[Records with drawing code]
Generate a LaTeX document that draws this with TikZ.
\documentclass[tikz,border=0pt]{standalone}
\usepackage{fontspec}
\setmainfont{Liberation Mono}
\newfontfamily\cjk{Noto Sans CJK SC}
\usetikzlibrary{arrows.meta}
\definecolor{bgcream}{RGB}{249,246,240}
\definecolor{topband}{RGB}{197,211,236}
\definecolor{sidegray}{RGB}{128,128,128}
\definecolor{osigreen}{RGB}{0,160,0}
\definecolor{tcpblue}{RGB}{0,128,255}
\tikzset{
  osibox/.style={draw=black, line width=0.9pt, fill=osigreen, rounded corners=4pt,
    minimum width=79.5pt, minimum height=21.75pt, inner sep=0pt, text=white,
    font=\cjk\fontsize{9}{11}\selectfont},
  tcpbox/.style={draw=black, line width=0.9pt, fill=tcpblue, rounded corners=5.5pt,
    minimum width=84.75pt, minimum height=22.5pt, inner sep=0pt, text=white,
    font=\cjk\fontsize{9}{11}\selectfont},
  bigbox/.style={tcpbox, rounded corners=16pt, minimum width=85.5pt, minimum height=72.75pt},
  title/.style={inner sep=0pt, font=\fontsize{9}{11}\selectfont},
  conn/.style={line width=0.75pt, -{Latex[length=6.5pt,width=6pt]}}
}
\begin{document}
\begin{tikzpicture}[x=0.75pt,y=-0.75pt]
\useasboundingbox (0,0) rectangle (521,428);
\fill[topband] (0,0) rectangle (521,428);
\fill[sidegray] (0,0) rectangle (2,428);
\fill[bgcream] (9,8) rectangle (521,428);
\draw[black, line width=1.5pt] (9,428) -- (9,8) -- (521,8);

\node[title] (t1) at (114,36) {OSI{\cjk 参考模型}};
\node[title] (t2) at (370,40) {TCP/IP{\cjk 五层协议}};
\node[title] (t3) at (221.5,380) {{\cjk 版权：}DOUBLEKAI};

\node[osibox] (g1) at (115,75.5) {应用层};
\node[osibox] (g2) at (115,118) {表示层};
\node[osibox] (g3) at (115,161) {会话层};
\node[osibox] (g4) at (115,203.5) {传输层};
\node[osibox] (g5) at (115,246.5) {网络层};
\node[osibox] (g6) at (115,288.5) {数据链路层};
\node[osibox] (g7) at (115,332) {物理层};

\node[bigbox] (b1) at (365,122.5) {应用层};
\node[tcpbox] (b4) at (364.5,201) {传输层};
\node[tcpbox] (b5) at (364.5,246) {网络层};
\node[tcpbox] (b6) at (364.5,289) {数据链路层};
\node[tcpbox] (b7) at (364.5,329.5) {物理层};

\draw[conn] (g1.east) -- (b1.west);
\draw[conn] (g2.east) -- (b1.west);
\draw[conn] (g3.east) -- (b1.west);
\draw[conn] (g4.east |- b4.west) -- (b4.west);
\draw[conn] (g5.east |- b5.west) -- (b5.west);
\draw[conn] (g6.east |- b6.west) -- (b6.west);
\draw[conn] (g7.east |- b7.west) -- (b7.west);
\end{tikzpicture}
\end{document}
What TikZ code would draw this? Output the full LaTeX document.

## Work instructions
Take the listing above and set it down exactly.

## Task answer
Generate a LaTeX document that draws this with TikZ.
\documentclass[tikz,border=0pt]{standalone}
\usepackage{fontspec}
\setmainfont{Liberation Mono}
\newfontfamily\cjk{Noto Sans CJK SC}
\usetikzlibrary{arrows.meta}
\definecolor{bgcream}{RGB}{249,246,240}
\definecolor{topband}{RGB}{197,211,236}
\definecolor{sidegray}{RGB}{128,128,128}
\definecolor{osigreen}{RGB}{0,160,0}
\definecolor{tcpblue}{RGB}{0,128,255}
\tikzset{
  osibox/.style={draw=black, line width=0.9pt, fill=osigreen, rounded corners=4pt,
    minimum width=79.5pt, minimum height=21.75pt, inner sep=0pt, text=white,
    font=\cjk\fontsize{9}{11}\selectfont},
  tcpbox/.style={draw=black, line width=0.9pt, fill=tcpblue, rounded corners=5.5pt,
    minimum width=84.75pt, minimum height=22.5pt, inner sep=0pt, text=white,
    font=\cjk\fontsize{9}{11}\selectfont},
  bigbox/.style={tcpbox, rounded corners=16pt, minimum width=85.5pt, minimum height=72.75pt},
  title/.style={inner sep=0pt, font=\fontsize{9}{11}\selectfont},
  conn/.style={line width=0.75pt, -{Latex[length=6.5pt,width=6pt]}}
}
\begin{document}
\begin{tikzpicture}[x=0.75pt,y=-0.75pt]
\useasboundingbox (0,0) rectangle (521,428);
\fill[topband] (0,0) rectangle (521,428);
\fill[sidegray] (0,0) rectangle (2,428);
\fill[bgcream] (9,8) rectangle (521,428);
\draw[black, line width=1.5pt] (9,428) -- (9,8) -- (521,8);

\node[title] (t1) at (114,36) {OSI{\cjk 参考模型}};
\node[title] (t2) at (370,40) {TCP/IP{\cjk 五层协议}};
\node[title] (t3) at (221.5,380) {{\cjk 版权：}DOUBLEKAI};

\node[osibox] (g1) at (115,75.5) {应用层};
\node[osibox] (g2) at (115,118) {表示层};
\node[osibox] (g3) at (115,161) {会话层};
\node[osibox] (g4) at (115,203.5) {传输层};
\node[osibox] (g5) at (115,246.5) {网络层};
\node[osibox] (g6) at (115,288.5) {数据链路层};
\node[osibox] (g7) at (115,332) {物理层};

\node[bigbox] (b1) at (365,122.5) {应用层};
\node[tcpbox] (b4) at (364.5,201) {传输层};
\node[tcpbox] (b5) at (364.5,246) {网络层};
\node[tcpbox] (b6) at (364.5,289) {数据链路层};
\node[tcpbox] (b7) at (364.5,329.5) {物理层};

\draw[conn] (g1.east) -- (b1.west);
\draw[conn] (g2.east) -- (b1.west);
\draw[conn] (g3.east) -- (b1.west);
\draw[conn] (g4.east |- b4.west) -- (b4.west);
\draw[conn] (g5.east |- b5.west) -- (b5.west);
\draw[conn] (g6.east |- b6.west) -- (b6.west);
\draw[conn] (g7.east |- b7.west) -- (b7.west);
\end{tikzpicture}
\end{document}
What TikZ code would draw this? Output the full LaTeX document.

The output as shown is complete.